At the age of 15, Goran Vuksic received his very first computer — an Amiga 500 based on the Motorola 68K microprocessor. What began as a games machine quickly became a platform for the budding young technology enthusiast from Croatia to write programs. Taking advantage of courses in BASIC and Pascal programming language at his high school, Goran quickly learned the ins and outs of computer languages and began to embark on a technology path.
After school, Goran started his career working in the banking and human resources sector. There he worked with COBOL programs, but later focused primarily on Microsoft .NET technologies. At some point, the iPhone and iPad came along, and the buzz around mobile was too great to ignore. Goran took notice, eventually moving into mobile application development full-time where he learned the Objective-C programming language. When Swift was announced in 2014, Goran quickly jumped to learn the new language and is loving it so far. “I always try to do some fun projects with fun and interesting, SDKs, frameworks, to explore what is available, what is possible to do.”

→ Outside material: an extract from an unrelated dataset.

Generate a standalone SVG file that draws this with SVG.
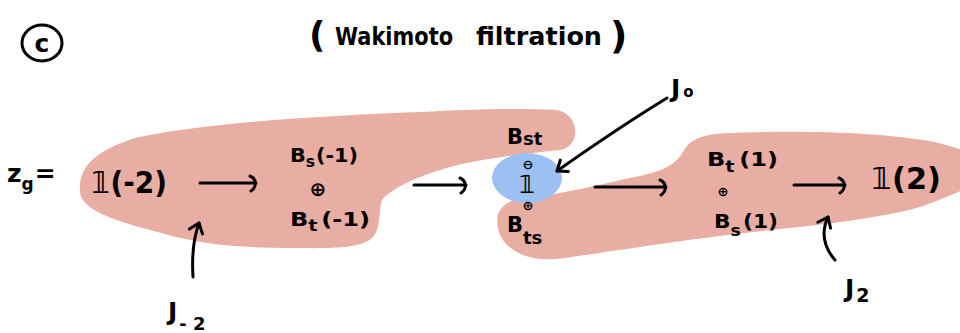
<svg xmlns="http://www.w3.org/2000/svg" width="960" height="333" viewBox="0 0 960 333">
<defs>
<style>
.blob{fill:#E9AEA3;stroke:none}
.blue{fill:#9DC0F3;stroke:none}
.t{font-family:"DejaVu Sans","Liberation Sans",sans-serif;fill:#000;font-weight:bold}
.ln{fill:none;stroke:#000;stroke-width:3;stroke-linecap:round;stroke-linejoin:round}
.sym{font-family:"DejaVu Sans","Liberation Sans",sans-serif;fill:#000;text-anchor:middle;dominant-baseline:central;font-weight:bold}
</style>
<marker id="hook" viewBox="-10 -10 20 20" markerWidth="20" markerHeight="20" refX="0" refY="0" orient="auto" markerUnits="userSpaceOnUse">
<path d="M-6,-7 C1,-4 1,4 -5,8" fill="none" stroke="#000" stroke-width="3" stroke-linecap="round"/>
</marker>
<marker id="vee" viewBox="-12 -10 20 20" markerWidth="20" markerHeight="20" refX="0" refY="0" orient="auto" markerUnits="userSpaceOnUse">
<path d="M-9,-7 L0,0 L-9,7" fill="none" stroke="#000" stroke-width="3" stroke-linecap="round" stroke-linejoin="round"/>
</marker>
</defs>
<rect width="960" height="333" fill="#fff"/>

<g id="regions">
<path class="blob" d="M80,192 C78,165 98,150 135,138 C210,122 320,116 420,112 C480,109 530,108 556,110 C580,113 582,146 560,150 C520,154 470,160 440,170 C415,178 392,188 382,200 C378,210 382,228 372,238 C360,250 320,248 290,248 C240,248 200,244 165,234 C120,222 82,212 80,192 Z"/>
<path class="blob" d="M498,228 C494,210 505,200 525,198 C560,195 600,184 640,176 C662,171 676,165 683,152 C690,139 702,134 730,133 C800,130 880,132 935,142 C950,146 962,150 970,152 L970,187 C950,195 930,205 905,211 C860,220 830,224 780,229 C700,237 620,250 565,258 C525,264 502,248 498,228 Z"/>
<ellipse class="blue" cx="527" cy="178" rx="35" ry="25"/>
</g>

<g id="label-c">
<ellipse cx="42" cy="43" rx="20" ry="18" fill="none" stroke="#000" stroke-width="3"/>
<text class="t" x="42" y="52" font-size="25" text-anchor="middle">c</text>
</g>

<g id="title">
<text class="t" y="44" font-size="25"><tspan x="309" y="47" font-size="36">(</tspan><tspan x="335" y="45" textLength="118" lengthAdjust="spacingAndGlyphs">Wakimoto</tspan><tspan x="476" y="45" textLength="126" lengthAdjust="spacingAndGlyphs">filtration</tspan><tspan x="610" y="48" font-size="38">)</tspan></text>
</g>

<g id="zg">
<text class="t" x="7" y="182" font-size="25">z<tspan font-size="17" dy="8">g</tspan><tspan dy="-8" dx="1">=</tspan></text>
</g>

<g id="node-1m2">
<text class="t" x="91" y="193" font-size="31" textLength="76" lengthAdjust="spacingAndGlyphs">𝟙(-2)</text>
</g>

<g id="node-B-1">
<text class="t" x="290" y="162" font-size="20" textLength="68" lengthAdjust="spacingAndGlyphs">B<tspan font-size="15" dy="5">s</tspan><tspan dy="-5" dx="1">(-1)</tspan></text>
<text class="sym" x="318" y="189" font-size="20">⊕</text>
<text class="t" x="290" y="226" font-size="20" textLength="80" lengthAdjust="spacingAndGlyphs">B<tspan font-size="16" dy="5">t</tspan><tspan dy="-5" dx="3">(-1)</tspan></text>
</g>

<g id="node-center">
<text class="t" x="507" y="144" font-size="21">B<tspan font-size="18" dy="1">st</tspan></text>
<text class="sym" x="528" y="164" font-size="13">⊖</text>
<text class="t" x="527" y="193" font-size="24" text-anchor="middle">𝟙</text>
<text class="sym" x="528" y="205" font-size="13">⊕</text>
<text class="t" x="507" y="232" font-size="21">B<tspan font-size="18" dy="12">ts</tspan></text>
</g>

<g id="node-B1">
<text class="t" x="707" y="166" font-size="20" textLength="71" lengthAdjust="spacingAndGlyphs">B<tspan font-size="16" dy="6">t</tspan><tspan dy="-6" dx="4">(1)</tspan></text>
<text class="sym" x="723" y="191" font-size="13">⊕</text>
<text class="t" x="714" y="228" font-size="20" textLength="64" lengthAdjust="spacingAndGlyphs">B<tspan font-size="16" dy="8">s</tspan><tspan dy="-8" dx="2">(1)</tspan></text>
</g>

<g id="node-12">
<text class="t" x="871" y="189" font-size="30" textLength="70" lengthAdjust="spacingAndGlyphs">𝟙(2)</text>
</g>

<g id="label-J0">
<text class="t" x="671" y="97" font-size="25">J<tspan font-size="15" dx="3">o</tspan></text>
</g>
<g id="label-Jm2">
<text class="t" x="168" y="320" font-size="25">J<tspan font-size="18" dy="10" dx="2">- 2</tspan></text>
</g>
<g id="label-J2">
<text class="t" x="845" y="297" font-size="25">J<tspan font-size="19" dy="5" dx="2">2</tspan></text>
</g>

<g id="connectors" class="ln">
<path d="M200,183 L256,183" marker-end="url(#hook)"/>
<path d="M414,185 L466,185" marker-end="url(#hook)"/>
<path d="M595,187 L666,187" marker-end="url(#hook)"/>
<path d="M794,185 L845,185" marker-end="url(#hook)"/>
<path d="M667,98 Q618,128 557,171" marker-end="url(#vee)"/>
<path d="M193,277 Q191,245 199,223" marker-end="url(#vee)"/>
<path d="M835,260 C822,245 822,230 828,217" marker-end="url(#vee)"/>
</g>
</svg>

So what does Goran think about Apple’s pivot to Swift? “My personal opinion is that I still miss Objective-C. People usually complain that it’s a hard programming to learn, but it has strict rules, and that’s what needs to be followed. I really liked it more than I like Swift now, because Swift is still changing. Even with Swift 3.0 released, Objective-C is a stable and solid 30-years-old language.”
When asked about his view on other mobile platforms, Goran muses: “Android is challenging because of the number of devices that must be supported. I like the Apple platform, but I’m not one of those ‘iOS only’ guys. I have an Android phone and keep current with other mobile platforms to see what is new and what’s going on. But, yes,I find the way how Apple does things interesting and I think it’s cool.”
Now Goran works at Tattoodo, but still enjoys taking on side projects — his most interesting and fun project of late is playing around with LEGO blocks and using mobile applications to enhance the experience using principles of augmented reality (AR). Goran explains: “My projects use a deep learning framework to detect the LEGO object. When I have two Lego bricks put together, the application will recognize it and it will tell me the next step for how to put the bricks together.” His experiments finally led him to Affectiva’s Emotion SDK and gave him an idea. What if you could capture the user’s facial expression and superimpose it on the LEGO character using AR? It worked beautifully!
The project has been an inspiration for Goran, who now believes that the combination of emotions and artificial intelligence has significant potential. “When we communicate between ourselves or between with machine or such, we actually express emotions naturally — it’s the thing that comes first and it’s the most intuitive way to communicate. I think the mechanical button is something like 100 years old now. But it’s not about pushing buttons, it’s about people more intuitively interacting with technology. It’s also a faster way to communicate.”